WHAT NEEDS TO BE DONE >> Locate the word "React" in the material, then show every line that holds it.

::::::::::

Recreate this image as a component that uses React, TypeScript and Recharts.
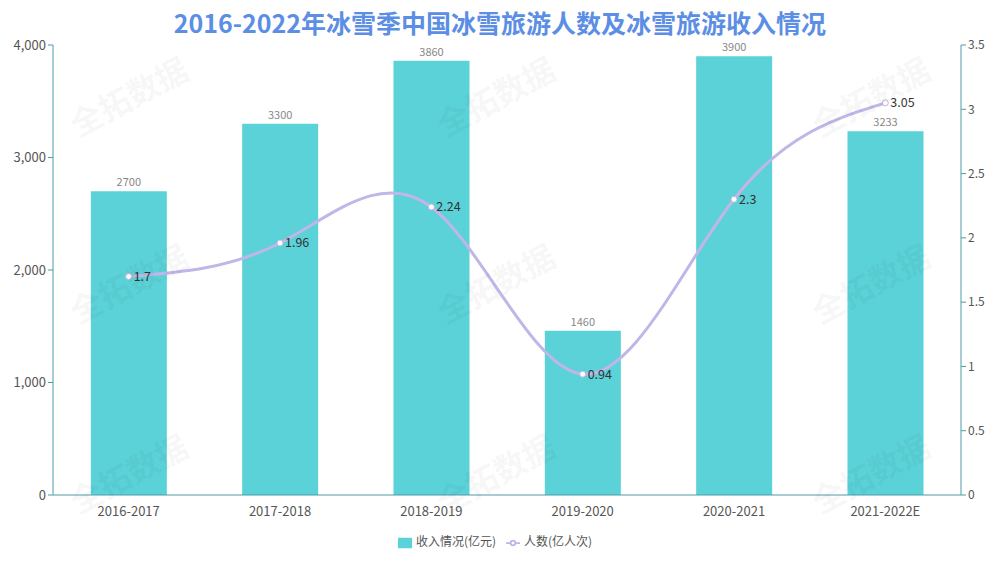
import React from "react";
import {
  ComposedChart,
  Bar,
  Line,
  XAxis,
  YAxis,
  Legend,
  LabelList,
} from "recharts";

// 雪季
const seasons = ["2016-2017", "2017-2018", "2018-2019", "2019-2020", "2020-2021", "2021-2022E"];
// 收入情况(亿元)
const revenue = [2700, 3300, 3860, 1460, 3900, 3233];
// 人数(亿人次)
const visitors = [1.7, 1.96, 2.24, 0.94, 2.3, 3.05];

const leftTicks = [0, 1000, 2000, 3000, 4000];
const rightTicks = [0, 0.5, 1, 1.5, 2, 2.5, 3, 3.5];

const data = seasons.map((s, i) => ({
  season: s,
  revenue: revenue[i],
  visitors: visitors[i],
}));

const FONT = '"Noto Sans CJK SC", "Open Sans", sans-serif';
const AXIS_COLOR = "#4f9ba6";
const legendOrder: Record<string, number> = { revenue: 0, visitors: 1 };

// 水印位置
const marks = [
  [128, 95], [128, 282], [128, 472],
  [495, 95], [495, 282], [495, 472],
  [870, 95], [870, 282], [870, 472],
];

const App: React.FC = () => {
  return (
    <div
      style={{
        position: "absolute",
        left: 0,
        top: 0,
        width: 1000,
        height: 561,
        background: "#fff",
        fontFamily: FONT,
        overflow: "hidden",
      }}
    >
      <div
        style={{
          position: "absolute",
          left: 0,
          top: 4,
          width: 1000,
          textAlign: "center",
          fontSize: 25,
          fontWeight: 700,
          color: "#5b8ee4",
          lineHeight: "36px",
        }}
      >
        2016-2022年冰雪季中国冰雪旅游人数及冰雪旅游收入情况
      </div>
      <ComposedChart
        width={1000}
        height={561}
        data={data}
        margin={{ top: 45, right: 0, left: 0, bottom: 4 }}
        barCategoryGap="25%"
      >
        <XAxis
          dataKey="season"
          tickLine={false}
          axisLine={{ stroke: AXIS_COLOR }}
          tick={{ fontSize: 13, fill: "#555", fontFamily: FONT }}
          height={32}
          tickMargin={6}
        />
        <YAxis
          yAxisId="left"
          domain={[0, 4000]}
          ticks={leftTicks}
          width={53}
          axisLine={{ stroke: AXIS_COLOR }}
          tickLine={{ stroke: AXIS_COLOR }}
          tickSize={5}
          tick={{ fontSize: 13, fill: "#555", fontFamily: FONT }}
          tickFormatter={(v: number) => v.toLocaleString("en-US")}
        />
        <YAxis
          yAxisId="right"
          orientation="right"
          domain={[0, 3.5]}
          ticks={rightTicks}
          width={39}
          axisLine={{ stroke: AXIS_COLOR }}
          tickLine={{ stroke: AXIS_COLOR }}
          tickSize={5}
          tick={{ fontSize: 12, fill: "#555", fontFamily: FONT }}
        />
        <Legend
          verticalAlign="bottom"
          height={30}
          iconSize={14}
          itemSorter={(item: any) => legendOrder[item.dataKey] ?? 0}
          wrapperStyle={{ fontSize: 12, fontFamily: FONT, color: "#555", top: 532, bottom: "auto" }}
          formatter={(value: string) => <span style={{ color: "#555" }}>{value}</span>}
        />
        <Bar
          yAxisId="left"
          dataKey="revenue"
          name="收入情况(亿元)"
          fill="#5ad2d7"
          isAnimationActive={false}
        >
          <LabelList
            dataKey="revenue"
            position="top"
            offset={5}
            style={{ fontSize: 11, fill: "#888", fontFamily: FONT }}
          />
        </Bar>
        <Line
          yAxisId="right"
          type="natural"
          dataKey="visitors"
          name="人数(亿人次)"
          stroke="#c2b5e7"
          strokeWidth={3}
          dot={{ r: 3, fill: "#fff", stroke: "#c2b5e7", strokeWidth: 1 }}
          activeDot={false}
          isAnimationActive={false}
        >
          <LabelList
            dataKey="visitors"
            position="right"
            offset={5}
            style={{ fontSize: 12.5, fill: "#333", fontFamily: FONT }}
          />
        </Line>
      </ComposedChart>
      {marks.map(([x, y], i) => (
        <div
          key={i}
          style={{
            position: "absolute",
            left: x - 75,
            top: y - 20,
            width: 150,
            textAlign: "center",
            fontSize: 32,
            fontWeight: 700,
            color: "rgba(0,0,0,0.05)",
            transform: "rotate(-28deg)",
            pointerEvents: "none",
            lineHeight: "40px",
          }}
        >
          全拓数据
        </div>
      ))}
    </div>
  );
};

export default App;
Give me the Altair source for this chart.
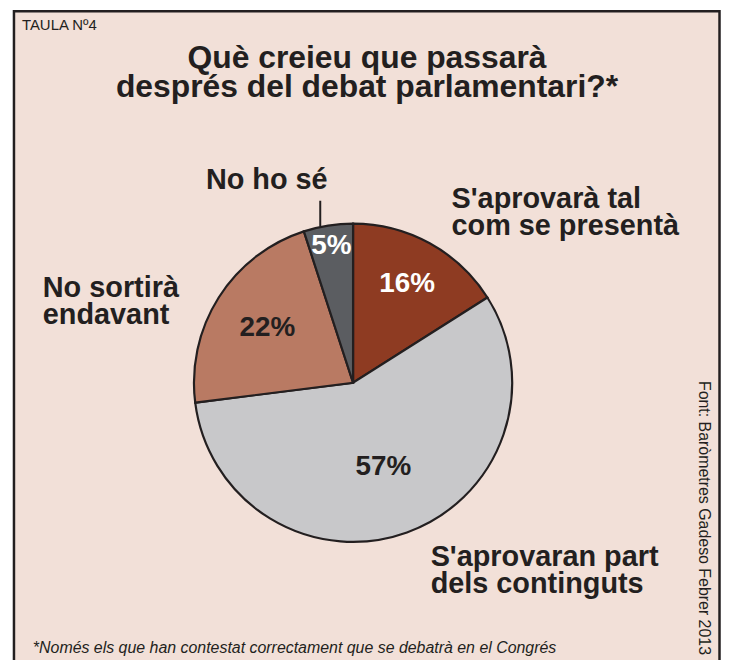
import altair as alt
import pandas as pd

# ---- data ----
categories = [
    "S'aprovarà tal com se presentà",
    "S'aprovaran part dels continguts",
    "No sortirà endavant",
    "No ho sé",
]
values = [16, 57, 22, 5]

# ---- styling / layout ----
slice_colors = ["#8E3B22", "#C8C8CA", "#B97A63", "#5B5D61"]
pct_label_colors = ["#FFFFFF", "#231F20", "#231F20", "#FFFFFF"]
pct_label_radius = [113, 90, 102, 139]

W, H = 717, 652
CX, CY, R = 347, 375, 160
INK = "#231F20"
BG = "#F2E0D8"
FONT = "Liberation Sans"

df = pd.DataFrame({
    "cat": categories,
    "value": values,
    "idx": list(range(len(values))),
    "lr": pct_label_radius,
    "lc": pct_label_colors,
})

one = alt.Data(values=[{}])

frame = alt.Chart(one).mark_rect(fill=BG, stroke=INK, strokeWidth=2.5).encode(
    x=alt.value(6), x2=alt.value(W - 1.5), y=alt.value(1.5), y2=alt.value(H + 40)
)

pie = alt.Chart(df).mark_arc(outerRadius=R, stroke=INK, strokeWidth=2.2).encode(
    theta=alt.Theta("value:Q", stack=True),
    order=alt.Order("idx:Q"),
    color=alt.Color("cat:N", scale=alt.Scale(domain=categories, range=slice_colors), legend=None),
    x=alt.value(CX),
    y=alt.value(CY),
)

pct = alt.Chart(df).transform_joinaggregate(
    total="sum(value)"
).transform_window(
    cum="sum(value)", sort=[alt.SortField("idx")], frame=[None, 0]
).transform_calculate(
    mid="(datum.cum - datum.value / 2) / datum.total * 2 * PI",
    lx=f"{CX} + datum.lr * sin(datum.mid)",
    ly=f"{CY} - datum.lr * cos(datum.mid)",
    txt="datum.value + '%'",
).mark_text(font=FONT, fontSize=28, fontWeight="bold", align="center", baseline="middle").encode(
    x=alt.X("lx:Q", scale=None, axis=None),
    y=alt.Y("ly:Q", scale=None, axis=None),
    text="txt:N",
    color=alt.Color("lc:N", scale=None, legend=None),
)

def txt(text, x, y, size, weight="bold", align="left", style="normal", angle=0, line_height=None, baseline="alphabetic"):
    kw = dict(font=FONT, fontSize=size, fontWeight=weight, align=align, fontStyle=style,
              color=INK, baseline=baseline, text=text)
    if angle:
        kw["angle"] = angle
    if line_height:
        kw["lineHeight"] = line_height
    return alt.Chart(one).mark_text(**kw).encode(x=alt.value(x), y=alt.value(y))

leader = alt.Chart(one).mark_rule(color=INK, strokeWidth=2).encode(
    x=alt.value(314), y=alt.value(192), y2=alt.value(218)
)

layers = [
    frame,
    pie,
    pct,
    leader,
    txt("TAULA Nº4", 14, 20, 15, weight="normal"),
    txt(["Què creieu que passarà", "després del debat parlamentari?*"], 361, 59, 32, align="center", line_height=29),
    txt("No ho sé", 199, 180, 29),
    txt(["S'aprovarà tal", "com se presentà"], 446, 199, 29, line_height=27),
    txt(["No sortirà", "endavant"], 35, 289, 29, line_height=27),
    txt(["S'aprovaran part", "dels continguts"], 425, 559, 29, line_height=27),
    txt("Font: Baròmetres Gadeso Febrer 2013", 700, 511, 16, weight="normal", align="center",
        angle=90, baseline="middle"),
    txt("*Només els que han contestat correctament que se debatrà en el Congrés", 25, 647, 16,
        weight="normal", style="italic"),
]

chart = alt.layer(*layers).resolve_scale(color="independent").properties(
    width=W, height=H, padding=0, autosize=alt.AutoSizeParams(type="none"), background="white"
).configure_view(strokeWidth=0)

chart.save("out.html", embed_options={"renderer": "svg", "actions": False})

::::::::::

TASK SOLUTION >>
Recreate this image as a component that uses React, TypeScript and Recharts.
import React from "react";
const App: React.FC = () => {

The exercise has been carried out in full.